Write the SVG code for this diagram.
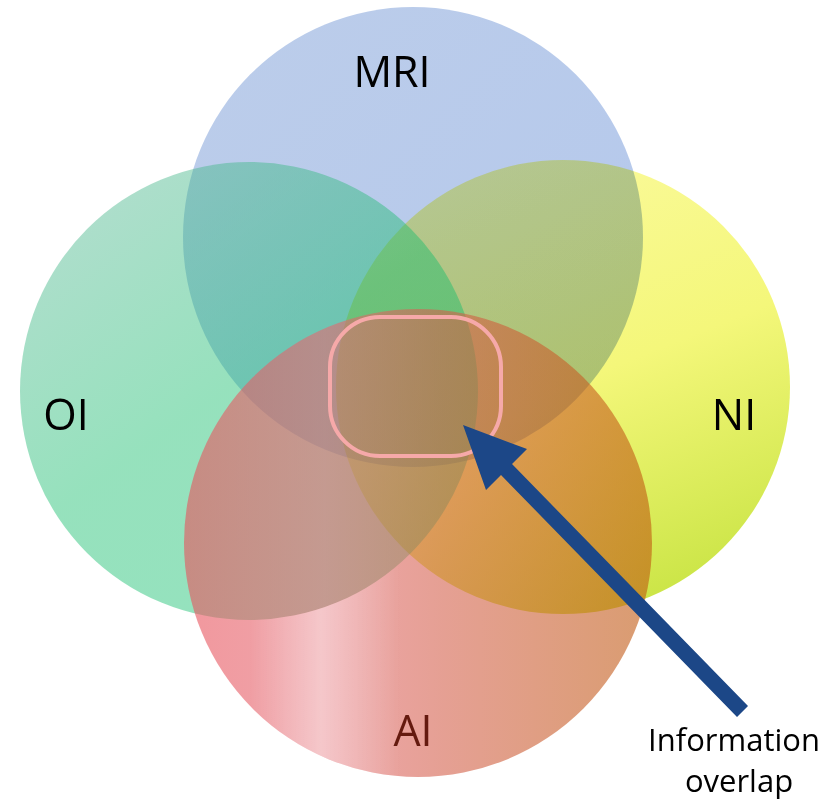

--

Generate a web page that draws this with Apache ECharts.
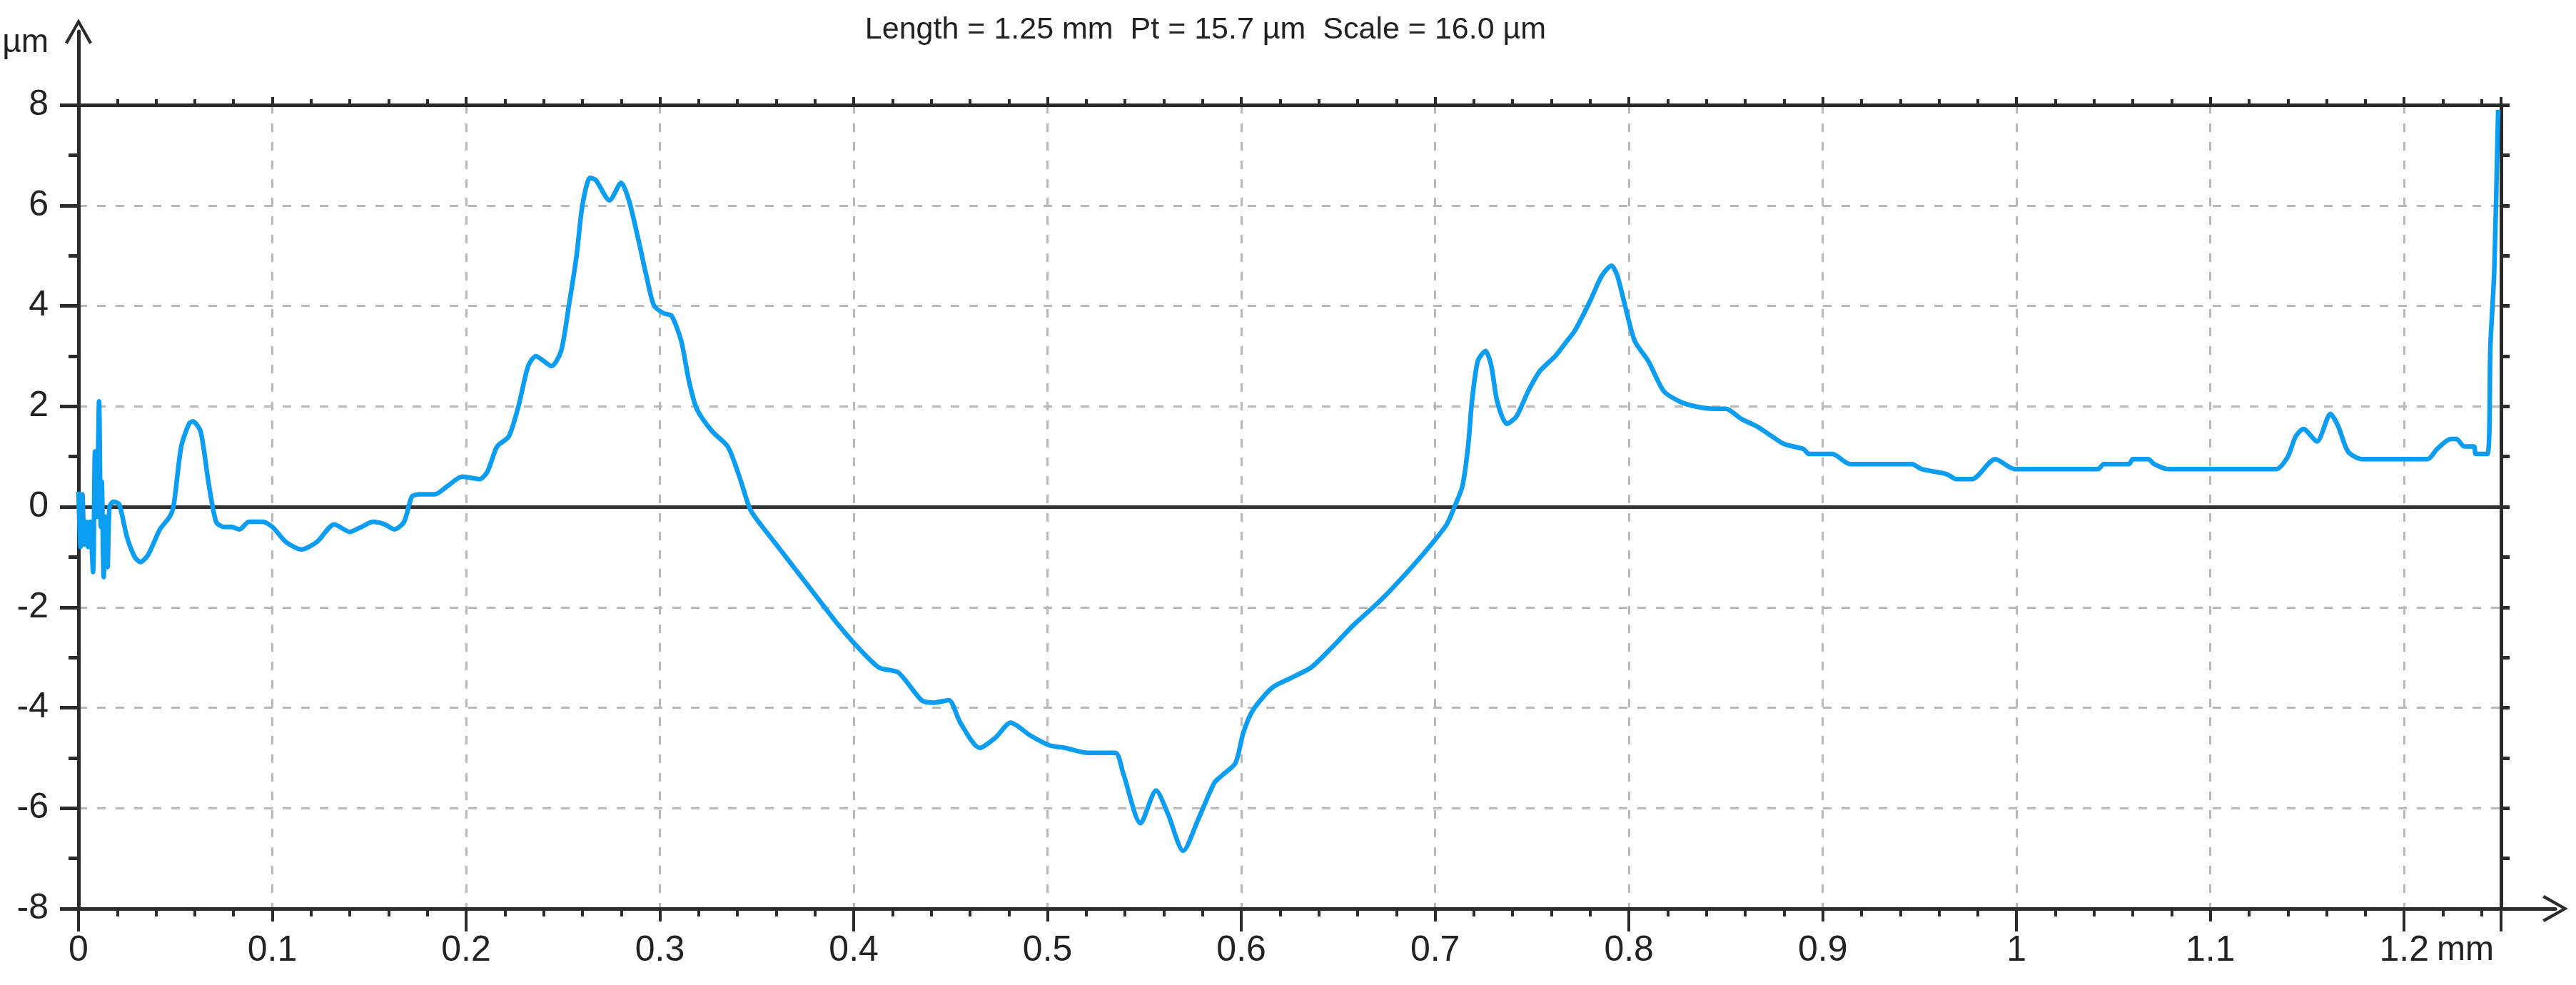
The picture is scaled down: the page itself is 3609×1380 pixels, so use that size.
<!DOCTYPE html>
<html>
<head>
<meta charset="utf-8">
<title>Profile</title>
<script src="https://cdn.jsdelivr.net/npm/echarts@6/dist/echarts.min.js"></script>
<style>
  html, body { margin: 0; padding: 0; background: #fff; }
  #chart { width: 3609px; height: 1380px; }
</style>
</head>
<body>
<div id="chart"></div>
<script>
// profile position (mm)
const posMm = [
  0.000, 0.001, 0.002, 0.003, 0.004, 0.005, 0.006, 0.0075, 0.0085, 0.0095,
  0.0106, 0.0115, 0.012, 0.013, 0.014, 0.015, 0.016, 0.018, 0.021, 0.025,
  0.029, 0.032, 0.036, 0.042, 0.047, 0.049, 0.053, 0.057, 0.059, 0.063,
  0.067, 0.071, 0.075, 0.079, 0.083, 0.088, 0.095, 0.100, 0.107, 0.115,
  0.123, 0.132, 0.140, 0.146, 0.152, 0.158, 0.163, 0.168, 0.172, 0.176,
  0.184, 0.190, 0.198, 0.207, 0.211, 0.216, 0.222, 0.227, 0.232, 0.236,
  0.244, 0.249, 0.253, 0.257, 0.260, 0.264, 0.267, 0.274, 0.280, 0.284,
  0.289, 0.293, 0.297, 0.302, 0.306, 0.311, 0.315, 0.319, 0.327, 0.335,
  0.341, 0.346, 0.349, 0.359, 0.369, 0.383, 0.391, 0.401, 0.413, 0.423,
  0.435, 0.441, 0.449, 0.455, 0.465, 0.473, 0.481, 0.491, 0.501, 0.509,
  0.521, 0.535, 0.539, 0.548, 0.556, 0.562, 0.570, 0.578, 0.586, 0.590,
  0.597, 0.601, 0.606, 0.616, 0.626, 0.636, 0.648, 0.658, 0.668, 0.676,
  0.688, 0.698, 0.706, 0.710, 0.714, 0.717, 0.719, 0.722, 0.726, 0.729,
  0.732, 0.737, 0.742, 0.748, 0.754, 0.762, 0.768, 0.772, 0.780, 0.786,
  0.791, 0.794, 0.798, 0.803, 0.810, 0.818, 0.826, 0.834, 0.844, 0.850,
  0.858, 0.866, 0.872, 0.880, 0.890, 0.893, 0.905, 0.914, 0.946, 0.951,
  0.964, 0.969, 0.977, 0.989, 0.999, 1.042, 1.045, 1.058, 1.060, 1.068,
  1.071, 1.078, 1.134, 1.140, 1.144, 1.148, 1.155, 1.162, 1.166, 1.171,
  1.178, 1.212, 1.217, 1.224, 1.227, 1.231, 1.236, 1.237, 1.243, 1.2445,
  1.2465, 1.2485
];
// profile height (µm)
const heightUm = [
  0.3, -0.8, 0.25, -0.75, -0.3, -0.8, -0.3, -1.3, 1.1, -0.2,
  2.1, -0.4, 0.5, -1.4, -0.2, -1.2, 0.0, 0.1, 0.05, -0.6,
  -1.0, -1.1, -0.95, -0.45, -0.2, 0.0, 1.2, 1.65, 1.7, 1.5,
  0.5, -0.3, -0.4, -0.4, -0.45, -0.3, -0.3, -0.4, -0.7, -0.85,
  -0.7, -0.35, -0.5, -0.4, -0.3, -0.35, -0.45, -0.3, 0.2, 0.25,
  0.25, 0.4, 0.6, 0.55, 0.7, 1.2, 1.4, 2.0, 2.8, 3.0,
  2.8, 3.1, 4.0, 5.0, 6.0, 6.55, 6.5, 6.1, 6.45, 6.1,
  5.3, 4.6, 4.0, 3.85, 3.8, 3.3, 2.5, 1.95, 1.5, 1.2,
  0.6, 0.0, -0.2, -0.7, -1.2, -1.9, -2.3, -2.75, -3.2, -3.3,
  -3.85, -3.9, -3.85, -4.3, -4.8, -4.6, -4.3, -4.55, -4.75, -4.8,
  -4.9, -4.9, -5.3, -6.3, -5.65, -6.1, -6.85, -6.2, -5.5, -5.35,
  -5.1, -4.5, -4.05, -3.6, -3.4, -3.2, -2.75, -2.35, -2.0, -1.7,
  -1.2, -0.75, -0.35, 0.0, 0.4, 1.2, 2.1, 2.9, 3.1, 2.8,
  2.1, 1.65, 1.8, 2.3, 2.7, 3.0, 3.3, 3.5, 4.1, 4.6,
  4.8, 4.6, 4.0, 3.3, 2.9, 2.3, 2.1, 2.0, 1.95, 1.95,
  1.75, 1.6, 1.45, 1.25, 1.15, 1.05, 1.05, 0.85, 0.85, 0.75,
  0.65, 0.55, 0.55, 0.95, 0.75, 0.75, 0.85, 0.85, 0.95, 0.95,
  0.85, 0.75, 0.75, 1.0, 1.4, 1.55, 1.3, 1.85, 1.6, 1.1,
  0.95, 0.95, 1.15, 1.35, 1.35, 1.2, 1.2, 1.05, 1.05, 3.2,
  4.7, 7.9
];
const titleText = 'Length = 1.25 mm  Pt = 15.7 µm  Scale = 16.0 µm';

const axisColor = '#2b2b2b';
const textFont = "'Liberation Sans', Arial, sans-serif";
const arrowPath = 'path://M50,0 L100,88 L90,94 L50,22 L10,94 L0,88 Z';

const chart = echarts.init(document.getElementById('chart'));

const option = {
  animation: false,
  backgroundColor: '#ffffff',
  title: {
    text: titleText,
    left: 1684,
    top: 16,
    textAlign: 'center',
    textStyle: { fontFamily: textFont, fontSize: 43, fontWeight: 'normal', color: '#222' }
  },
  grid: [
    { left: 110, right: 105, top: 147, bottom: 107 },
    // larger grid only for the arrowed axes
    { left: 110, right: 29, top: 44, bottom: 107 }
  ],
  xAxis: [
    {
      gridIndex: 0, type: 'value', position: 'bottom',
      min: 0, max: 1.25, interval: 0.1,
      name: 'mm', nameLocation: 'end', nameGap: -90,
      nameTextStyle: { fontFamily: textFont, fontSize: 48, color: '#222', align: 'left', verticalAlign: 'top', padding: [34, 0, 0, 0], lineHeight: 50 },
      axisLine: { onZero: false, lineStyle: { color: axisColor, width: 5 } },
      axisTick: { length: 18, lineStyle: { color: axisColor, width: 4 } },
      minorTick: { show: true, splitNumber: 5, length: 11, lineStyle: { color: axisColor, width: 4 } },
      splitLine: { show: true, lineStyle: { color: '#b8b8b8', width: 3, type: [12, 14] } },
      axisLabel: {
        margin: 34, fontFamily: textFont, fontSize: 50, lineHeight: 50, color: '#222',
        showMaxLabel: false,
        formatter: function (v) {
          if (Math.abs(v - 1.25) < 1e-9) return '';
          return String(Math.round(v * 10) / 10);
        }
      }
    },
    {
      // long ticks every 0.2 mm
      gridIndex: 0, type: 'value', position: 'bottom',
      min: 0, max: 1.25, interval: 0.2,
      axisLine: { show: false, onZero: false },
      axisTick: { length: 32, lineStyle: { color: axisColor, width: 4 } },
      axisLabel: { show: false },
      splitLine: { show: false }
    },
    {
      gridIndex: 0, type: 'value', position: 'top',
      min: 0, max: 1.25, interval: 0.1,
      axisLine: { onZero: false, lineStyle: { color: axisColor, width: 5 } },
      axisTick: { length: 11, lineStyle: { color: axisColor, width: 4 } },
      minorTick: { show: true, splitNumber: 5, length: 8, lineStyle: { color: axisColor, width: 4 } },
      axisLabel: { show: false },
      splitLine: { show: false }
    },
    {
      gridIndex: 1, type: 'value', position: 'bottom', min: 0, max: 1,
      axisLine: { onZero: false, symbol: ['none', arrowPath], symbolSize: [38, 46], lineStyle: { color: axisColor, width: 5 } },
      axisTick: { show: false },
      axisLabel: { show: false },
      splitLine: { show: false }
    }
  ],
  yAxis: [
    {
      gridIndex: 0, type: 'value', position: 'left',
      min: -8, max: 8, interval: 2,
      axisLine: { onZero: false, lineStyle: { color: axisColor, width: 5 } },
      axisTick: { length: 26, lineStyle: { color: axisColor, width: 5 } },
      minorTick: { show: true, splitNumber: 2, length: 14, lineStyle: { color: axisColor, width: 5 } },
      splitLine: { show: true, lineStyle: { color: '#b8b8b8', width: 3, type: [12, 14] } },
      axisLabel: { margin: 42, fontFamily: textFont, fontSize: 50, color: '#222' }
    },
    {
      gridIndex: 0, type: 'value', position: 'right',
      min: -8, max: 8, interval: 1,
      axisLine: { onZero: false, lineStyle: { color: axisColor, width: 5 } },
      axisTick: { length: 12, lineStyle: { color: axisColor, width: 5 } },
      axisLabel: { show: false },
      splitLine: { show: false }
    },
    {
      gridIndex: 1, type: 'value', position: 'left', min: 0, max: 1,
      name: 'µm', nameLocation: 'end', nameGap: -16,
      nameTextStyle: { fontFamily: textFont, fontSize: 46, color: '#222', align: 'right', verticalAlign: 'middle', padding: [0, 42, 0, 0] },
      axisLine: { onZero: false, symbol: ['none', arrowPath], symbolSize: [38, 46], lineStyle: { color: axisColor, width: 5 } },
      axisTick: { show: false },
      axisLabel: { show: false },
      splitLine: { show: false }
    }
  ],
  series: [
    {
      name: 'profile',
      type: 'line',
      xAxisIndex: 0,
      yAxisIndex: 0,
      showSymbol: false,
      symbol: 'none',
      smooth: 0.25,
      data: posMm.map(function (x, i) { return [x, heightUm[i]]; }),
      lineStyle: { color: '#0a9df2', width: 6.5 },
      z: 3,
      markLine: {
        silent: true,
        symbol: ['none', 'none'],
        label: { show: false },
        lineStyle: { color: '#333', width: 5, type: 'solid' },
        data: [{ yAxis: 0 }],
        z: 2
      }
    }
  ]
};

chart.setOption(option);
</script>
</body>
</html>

==

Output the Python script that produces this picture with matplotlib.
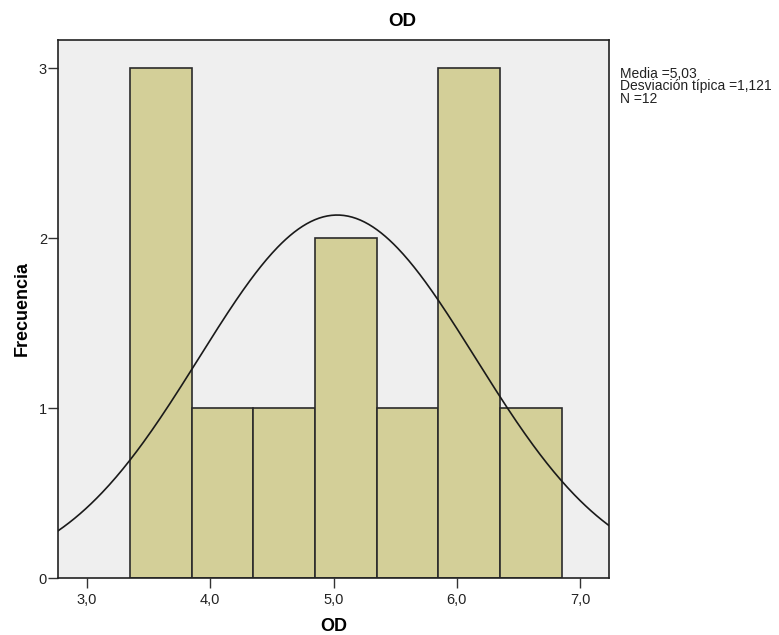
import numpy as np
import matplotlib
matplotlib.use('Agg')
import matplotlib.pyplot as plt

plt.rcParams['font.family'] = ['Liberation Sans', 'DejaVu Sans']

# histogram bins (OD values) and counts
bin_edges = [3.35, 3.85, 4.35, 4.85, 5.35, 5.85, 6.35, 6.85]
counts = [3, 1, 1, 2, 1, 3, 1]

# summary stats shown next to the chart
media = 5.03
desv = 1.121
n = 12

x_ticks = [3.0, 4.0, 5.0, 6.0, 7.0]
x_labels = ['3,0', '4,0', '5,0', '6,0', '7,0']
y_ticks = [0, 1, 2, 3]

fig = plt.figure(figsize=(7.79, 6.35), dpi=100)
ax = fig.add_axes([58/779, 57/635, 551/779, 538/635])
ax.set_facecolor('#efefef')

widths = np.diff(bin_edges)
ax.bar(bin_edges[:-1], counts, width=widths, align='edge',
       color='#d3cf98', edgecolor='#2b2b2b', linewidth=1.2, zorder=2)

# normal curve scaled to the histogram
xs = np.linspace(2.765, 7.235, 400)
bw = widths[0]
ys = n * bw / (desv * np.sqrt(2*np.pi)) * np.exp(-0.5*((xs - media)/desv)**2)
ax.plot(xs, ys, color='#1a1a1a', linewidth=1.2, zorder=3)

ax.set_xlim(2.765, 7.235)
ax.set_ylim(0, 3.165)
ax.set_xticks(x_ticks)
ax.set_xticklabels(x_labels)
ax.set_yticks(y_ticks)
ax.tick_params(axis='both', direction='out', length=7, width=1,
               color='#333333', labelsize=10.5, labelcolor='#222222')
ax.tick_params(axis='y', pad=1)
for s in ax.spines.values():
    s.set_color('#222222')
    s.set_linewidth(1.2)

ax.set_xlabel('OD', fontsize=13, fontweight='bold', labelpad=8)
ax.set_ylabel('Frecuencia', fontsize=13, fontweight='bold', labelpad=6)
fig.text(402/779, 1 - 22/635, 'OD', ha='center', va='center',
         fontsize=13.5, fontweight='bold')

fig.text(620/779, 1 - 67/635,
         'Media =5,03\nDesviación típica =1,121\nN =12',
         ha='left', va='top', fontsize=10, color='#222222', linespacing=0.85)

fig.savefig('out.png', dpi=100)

- _To do_
Go through the data and count each line that has the word "picture", then give the total alone.

- _Output below_
2